In the casing 1, a non-return valve 9 is provided which connects the inside of the casing 1 and the packing element 6 in Figure 1. The non-return valve 9 has a valve tapered bore and a valve body 10 within the bore as well as a perforated plate 11 in the outer surface of the casing 1. The valve body 10 is made of a resilient material and sits adjacent perforated plate 11 which, in turn, serves as a filter. The end of the valve body 10 sealingly fits in the tapered bore of the non-return valve 9. Thus, a flow path is provided directed towards sleeve 3.

In the sleeve 3, a bore 1 3 is made which, in the starting position as shown in Figure 1, is above the non-return valve 9 and, prefera bly, above seals 14.

Furthermore, in the casing 1, another bore 1 7 is made above the upper end surface A of sleeve plug 3 in its starting position as shown in Figure 1. It connects the inside of casing 1 and the pocket-like space above surface A of collar 2.

The sleeve 3 is held in its starting position in the casing 1 by a shear pin 5.

In Figure 1, a stop device 4 in sleeve 3 with annular slot 4a in the inner surface of collar 2 is shown , too, the function of which will be discussed later.

For the tight connection of casing 1 and collar 2, a seal 1 6 is provided between them.

To described the operation of our invention, reference is also made to Figures 2 and 3.

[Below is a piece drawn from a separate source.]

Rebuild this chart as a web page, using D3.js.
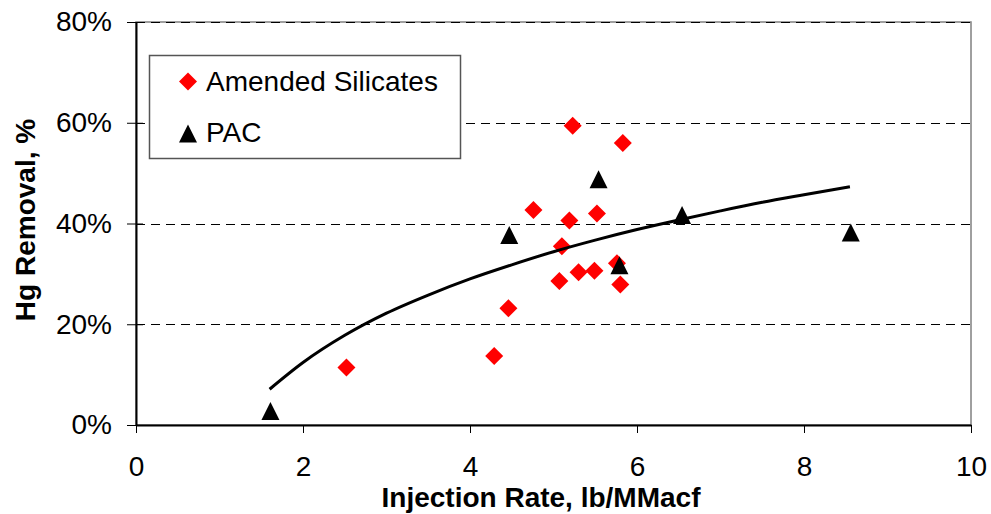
<!DOCTYPE html>
<html>
<head>
<meta charset="utf-8">
<script src="https://cdn.jsdelivr.net/npm/d3@7"></script>
<style>
  body { margin: 0; background: #fff; }
  svg { display: block; font-family: "Liberation Sans", Arial, sans-serif; }
  .tick text { font-size: 28px; fill: #000; }
  .axis-title { font-size: 28px; font-weight: bold; }
  .legend-text { font-size: 28px; }
</style>
</head>
<body>
<div class="chart"></div>
<script>
// Hg removal vs injection rate

// Amended Silicates (red diamonds)
var silicateX = [2.52, 4.29, 4.46, 4.76, 5.19, 5.52, 5.10, 5.07, 5.30, 5.49, 5.76, 5.80, 5.23, 5.83];
var silicateY = [11.4, 13.7, 23.2, 42.7, 40.6, 42.0, 35.5, 28.6, 30.3, 30.6, 32.1, 27.9, 59.4, 56.0];

// PAC (black triangles)
var pacX = [1.61, 4.47, 5.54, 5.79, 6.54, 8.56];
var pacY = [2.8, 37.7, 48.8, 31.7, 41.7, 38.2];

// trend line
var trendX = [1.6, 2, 2.5, 3, 3.5, 4, 4.5, 5, 5.5, 6, 6.5, 7, 7.5, 8, 8.55];
var trendY = [7.1, 12.4, 17.8, 22.2, 25.8, 29.0, 31.8, 34.4, 36.7, 38.8, 40.7, 42.5, 44.2, 45.7, 47.3];

var xTicks = [0, 2, 4, 6, 8, 10];
var yTicks = [0, 20, 40, 60, 80];
var legendLabels = ["Amended Silicates", "PAC"];

var svgWidth = 991;
var svgHeight = 514;

var margin = { top: 22, right: 20, bottom: 89, left: 136 };

var width = svgWidth - margin.left - margin.right;
var height = svgHeight - margin.top - margin.bottom;

var svg = d3.select(".chart")
  .append("svg")
  .attr("width", svgWidth)
  .attr("height", svgHeight);

var chart = svg.append("g")
  .attr("transform", "translate(" + margin.left + "," + margin.top + ")");

var xScale = d3.scaleLinear().domain([0, 10]).range([0, width]);
var yScale = d3.scaleLinear().domain([0, 80]).range([height, 0]);

// plot area border (gray)
chart.append("rect")
  .attr("x", 0)
  .attr("y", 0)
  .attr("width", width)
  .attr("height", height)
  .attr("fill", "none")
  .attr("stroke", "#808080")
  .attr("stroke-width", 1.5);

// dashed gridlines
chart.selectAll(".grid")
  .data(yTicks.slice(1))
  .enter().append("line")
    .attr("class", "grid")
    .attr("x1", 0)
    .attr("x2", width)
    .attr("y1", function(d) { return Math.round(yScale(d)) + 0.5; })
    .attr("y2", function(d) { return Math.round(yScale(d)) + 0.5; })
    .attr("stroke", "#000")
    .attr("stroke-width", 1)
    .attr("stroke-dasharray", "9,6");

// axes
var bottomAxis = d3.axisBottom(xScale)
  .tickValues(xTicks)
  .tickSizeInner(8)
  .tickSizeOuter(0)
  .tickPadding(23);

var leftAxis = d3.axisLeft(yScale)
  .tickValues(yTicks)
  .tickFormat(function(d) { return d + "%"; })
  .tickSizeInner(9)
  .tickSizeOuter(0)
  .tickPadding(15);

var xAxisG = chart.append("g")
  .attr("transform", "translate(0," + height + ")")
  .call(bottomAxis);

var yAxisG = chart.append("g")
  .call(leftAxis);

[xAxisG, yAxisG].forEach(function(g) {
  g.select(".domain").attr("stroke", "#000").attr("stroke-width", 2);
  g.selectAll(".tick line").attr("stroke", "#000").attr("stroke-width", 1);
});

// y ticks cross the axis
yAxisG.selectAll(".tick line").attr("x2", 7).attr("x1", -9);

// markers
var diamond = d3.symbol().type(d3.symbolSquare).size(162);
var triangle = "M0,-9L9,9L-9,9Z";

chart.selectAll(".silicate")
  .data(silicateX)
  .enter().append("path")
    .attr("class", "silicate")
    .attr("d", diamond)
    .attr("transform", function(d, i) {
      return "translate(" + xScale(d) + "," + yScale(silicateY[i]) + ") rotate(45)";
    })
    .attr("fill", "#ff0000");

var line = d3.line()
  .x(function(d) { return xScale(d); })
  .y(function(d, i) { return yScale(trendY[i]); })
  .curve(d3.curveMonotoneX);

chart.append("path")
  .datum(trendX)
  .attr("d", line)
  .attr("fill", "none")
  .attr("stroke", "#000")
  .attr("stroke-width", 3);

chart.selectAll(".pac")
  .data(pacX)
  .enter().append("path")
    .attr("class", "pac")
    .attr("d", triangle)
    .attr("transform", function(d, i) {
      return "translate(" + xScale(d) + "," + yScale(pacY[i]) + ")";
    })
    .attr("fill", "#000");

// axis titles
svg.append("text")
  .attr("class", "axis-title")
  .attr("x", 541)
  .attr("y", 507)
  .attr("text-anchor", "middle")
  .text("Injection Rate, lb/MMacf");

svg.append("text")
  .attr("class", "axis-title")
  .attr("transform", "translate(35,220) rotate(-90)")
  .attr("text-anchor", "middle")
  .text("Hg Removal, %");

// legend
var legend = svg.append("g");

legend.append("rect")
  .attr("x", 149.5)
  .attr("y", 55.5)
  .attr("width", 311)
  .attr("height", 103)
  .attr("fill", "#fff")
  .attr("stroke", "#555")
  .attr("stroke-width", 1.5);

legend.append("path")
  .attr("d", diamond)
  .attr("transform", "translate(188,81.5) rotate(45)")
  .attr("fill", "#ff0000");

legend.append("path")
  .attr("d", triangle)
  .attr("transform", "translate(188,133.5)")
  .attr("fill", "#000");

legend.selectAll(".legend-text")
  .data(legendLabels)
  .enter().append("text")
    .attr("class", "legend-text")
    .attr("x", 206)
    .attr("y", function(d, i) { return 91 + i * 51; })
    .text(function(d) { return d; });
</script>
</body>
</html>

When cementing the space between the outside of the casing 1 and the well bore, cement is forced upwards in this space by a cement wiper plug (not shown) moving down in the inside of and being sealed against the inner surface of the casing 1. To move the cement wiper plug down, pressure is applied in the casing 1 above the plug. When the wiper plug comes to a seat at the bottom of the casing and all of the cement is forced out of the casing 1 and into the space to be cemented, the pressure within the casing will increase. This pressure is constantly communicated via bore 1 7 in Figure 1 into the space above sleeve 3 and applies a downward force on the end surface A. On the smaller surface C, a smaller pressure of the cement will cause a much smaller upwardly directed force. On end surface B, there is no pressure at all.

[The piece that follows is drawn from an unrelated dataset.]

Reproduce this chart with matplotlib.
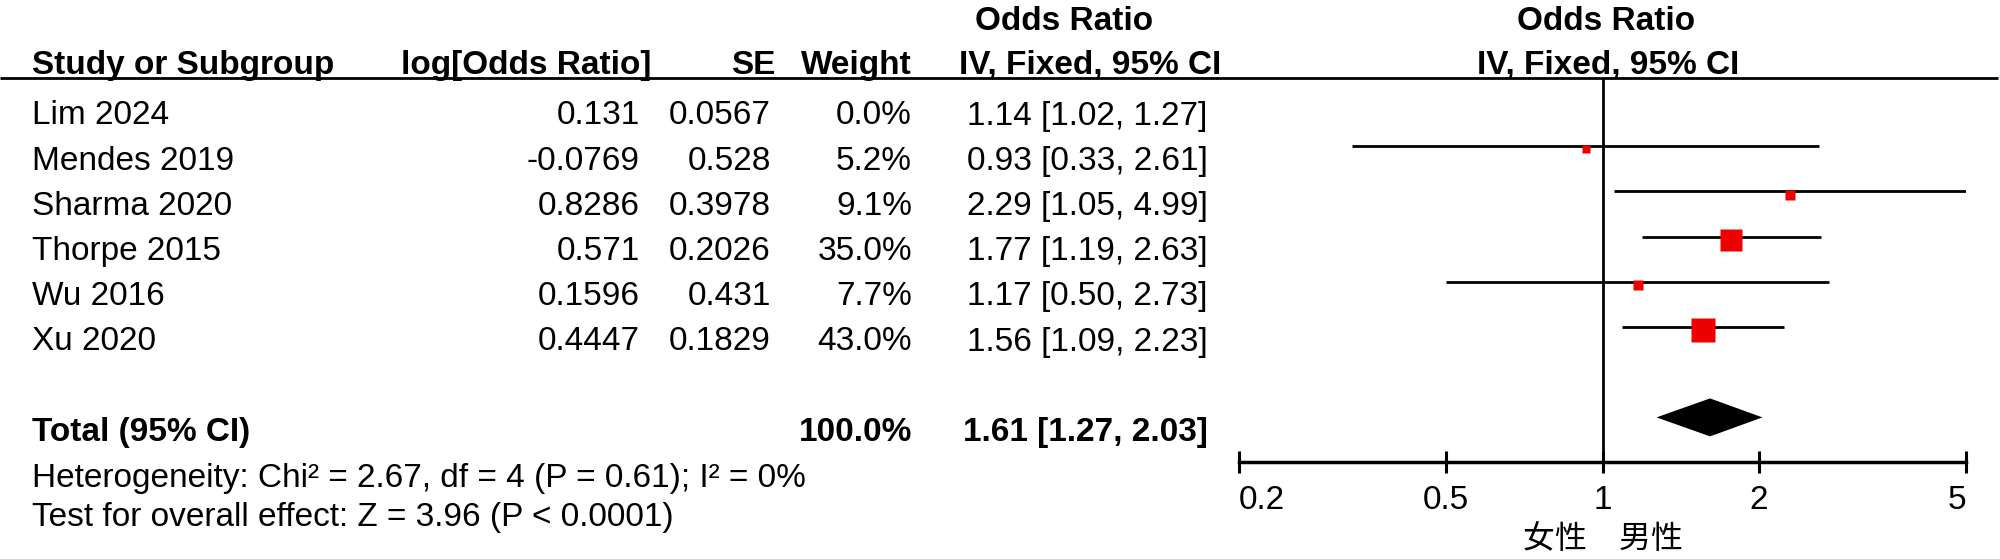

When the pressure inside the casing 1 and, thus, the downward force at surface A is great enough, the pin 5 will be sheared and the sleeve 3 starts a downwards motion. In the course of this, it slides on the outer surface of casing 1, on the inner surface of collar 2 and the first sleeve 7 slides on its outer surface.

Finally, sleeve 3 reaches its lower position wherein bore 1 3 is in alignment with the bore of the non-return valve 9.

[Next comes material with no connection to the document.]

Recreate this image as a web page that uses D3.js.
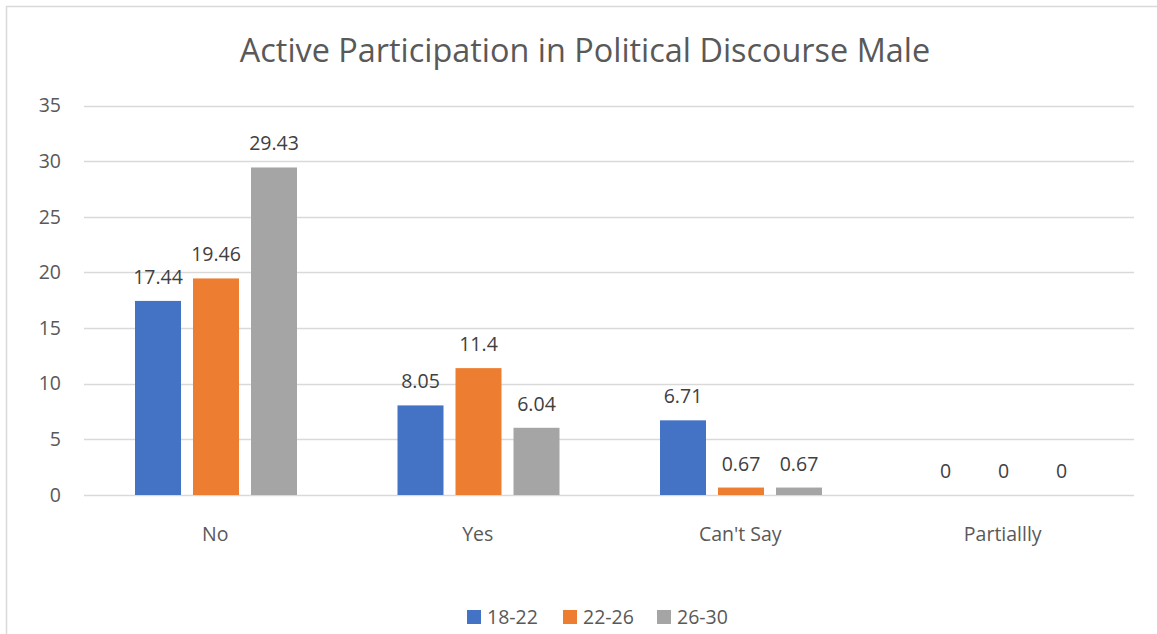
<!DOCTYPE html>
<html><head><meta charset="utf-8">
<script src="https://cdn.jsdelivr.net/npm/d3@7"></script>
<style>body{margin:0;background:#fff}svg{display:block}text{font-family:"Open Sans","Liberation Sans",sans-serif}</style>
</head><body><svg id="c" width="1157" height="634"></svg>
<script>
const categories = ["No", "Yes", "Can't Say", "Partiallly"];
const seriesNames = ["18-22", "22-26", "26-30"];
const s1822 = [17.44, 8.05, 6.71, 0];
const s2226 = [19.46, 11.4, 0.67, 0];
const s2630 = [29.43, 6.04, 0.67, 0];
const colors = ["#4472C4", "#ED7D31", "#A5A5A5"];
const yTicks = [0, 5, 10, 15, 20, 25, 30, 35];
const title = "Active Participation in Political Discourse Male";

const series = [s1822, s2226, s2630];
const svg = d3.select("#c");
svg.append("rect").attr("x",6.5).attr("y",6.5).attr("width",1200).attr("height",700)
  .attr("fill","#fff").attr("stroke","#d9d9d9").attr("stroke-width",1.5);

const x = d3.scaleBand().domain(categories).range([84,1134]).paddingInner(0).paddingOuter(0);
const y = d3.scaleLinear().domain([0,35]).range([495,105.5]);
const inner = d3.scaleBand().domain(seriesNames).range([51,213]).paddingInner(12/58).paddingOuter(0);

svg.append("text").attr("x",585).attr("y",62).attr("text-anchor","middle")
  .attr("font-size",32.4).attr("fill","#595959").text(title);

const grid = svg.append("g");
grid.selectAll("line").data(yTicks).join("line")
  .attr("x1",84).attr("x2",1134).attr("y1",d=>Math.round(y(d))+0.5).attr("y2",d=>Math.round(y(d))+0.5)
  .attr("stroke","#d9d9d9").attr("stroke-width",1.3);

const yAxis = d3.axisLeft(y).tickValues(yTicks).tickSize(0).tickPadding(0);
const ga = svg.append("g").attr("transform","translate(61,0)").call(yAxis);
ga.select(".domain").remove();
ga.selectAll("text").attr("font-size",19.5).attr("fill","#595959").attr("font-family","'Open Sans',sans-serif");

const xAxis = d3.axisBottom(x).tickSize(0).tickPadding(0);
const gx = svg.append("g").attr("transform","translate(0,527)").call(xAxis);
gx.select(".domain").remove();
gx.selectAll("text").attr("font-size",19.5).attr("fill","#595959").attr("font-family","'Open Sans',sans-serif");

const groups = svg.append("g").selectAll("g").data(categories).join("g")
  .attr("transform",d=>`translate(${x(d)},0)`);
series.forEach((vals,si)=>{
  groups.append("rect")
    .attr("x",inner(seriesNames[si])).attr("width",inner.bandwidth())
    .attr("y",(d,i)=>y(vals[i])).attr("height",(d,i)=>y(0)-y(vals[i]))
    .attr("fill",colors[si]);
  groups.append("text")
    .attr("x",inner(seriesNames[si])+inner.bandwidth()/2)
    .attr("y",(d,i)=>y(vals[i])-17)
    .attr("text-anchor","middle").attr("font-size",19.5).attr("fill","#404040")
    .text((d,i)=>vals[i]);
});

const lg = svg.append("g").attr("transform","translate(467,624)");
const lx = [0, 96, 190];
seriesNames.forEach((n,i)=>{
  lg.append("rect").attr("x",lx[i]).attr("y",-14).attr("width",14).attr("height",14).attr("fill",colors[i]);
  lg.append("text").attr("x",lx[i]+20).attr("y",0).attr("font-size",19.5).attr("fill","#595959").text(n);
});
</script></body></html>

In Figure 2, the lower position of sleeve plug 3 and the process of setting the packer i.e. inflation of packing element 6 are shown The pressure inside the casing 1 will open the non-return valve 9 by moving the valve body 10. Then, the pressurized agent, e.g. ffluid in the inside of casing 1 enters the space between sleeve 3 and packing element 6 through the opened non-return valve 9 and further through bore 1 3. As it is clearly shown in the figure, the outer resilient surface of packing element 6 will be firmly pressed against the surface of the well bore.

After the inflation has come to an end, the pressure inside the casing 1 will reach a minimum. The pressure in the space between sleeve 3 and packing element 6 will be greater than in the inside of casing 1 which, through bore 13, immediately shuts off the non-return valve 9 and exerts at the same time an upwardly directed force on end surface B. As a result of this, the sleeve plug 3 will move upwards and bore 1 3 moves away from the non-return valve 9 and seals 1 4. At the end of this motion, end surface A will impact on collar 2 and blocking device 4 will snap into annular slot 4a.

This is the final position of sleeve plug 3, which is shown in Figure 3. The pressure within the packing element 6 cannot escape since the only exit through bore 1 3 and valve 9 is blocked twice: by sealing assembly 14 and non-return valve 9. Now, the zones above and below the inflated packing element are sealed off.

It will now be clearly apparent that the packer according to this invention is much more simple in construction and will be more reliable than the previously knownpackers.

Claims (6)

1. A bore hole packer for separation of zones outside a casing in a bore hole, comprising an expandable packing element, a casing to act as a mandrel in inflation of the expandable packing element, a first sleeve having first and second portions, the first portion disposed between the casing and a collar mounted on and immovable with respect to the casing and the second portion disposed between the casing and the packing element, wherein the packing element is disposed between a second sleeve, which is immovable on the casing and located at the end of the packing element further from the collar, and a third sleeve at the other end of the packing element and movable on the first sleeve, a non-return valve in the casing connecting the inside of the casing and the first sleeve adjacent the packing element, a first bore in the casing beyond the first portion of the first sleeve in its initial position and a second bore in the first sleeve alignable with the non-return valve, wherein on exertion of sufficient pressure via the first bore, the first sleeve is movable towards the second sleeve to align the second bore and the non-return valve whereupon the packing element may be inflated via the non-return valve.

2. A packer according to claim 1, wherein the non-return valve provides a flow path directed towards the first sleeve.

3. A packer according to claim 1 or 2, wherein the non-return valve has a valve body made of resilient material and sits adjacent a perforated filter plate.

4. A packer according to claims 1, 2 or 3, wherein a frangible pin is fixed between the casing and the first sleeve in its initial position.

5. A packer according to any one of claims 1 to 4, wherein a stop is provided in the first portion of the first sleeve and in the collar for securing the first sleeve in a final position.

6. A bore hole packer constructed and arranged substantially as herein described with reference to any of the Figures of the drawings.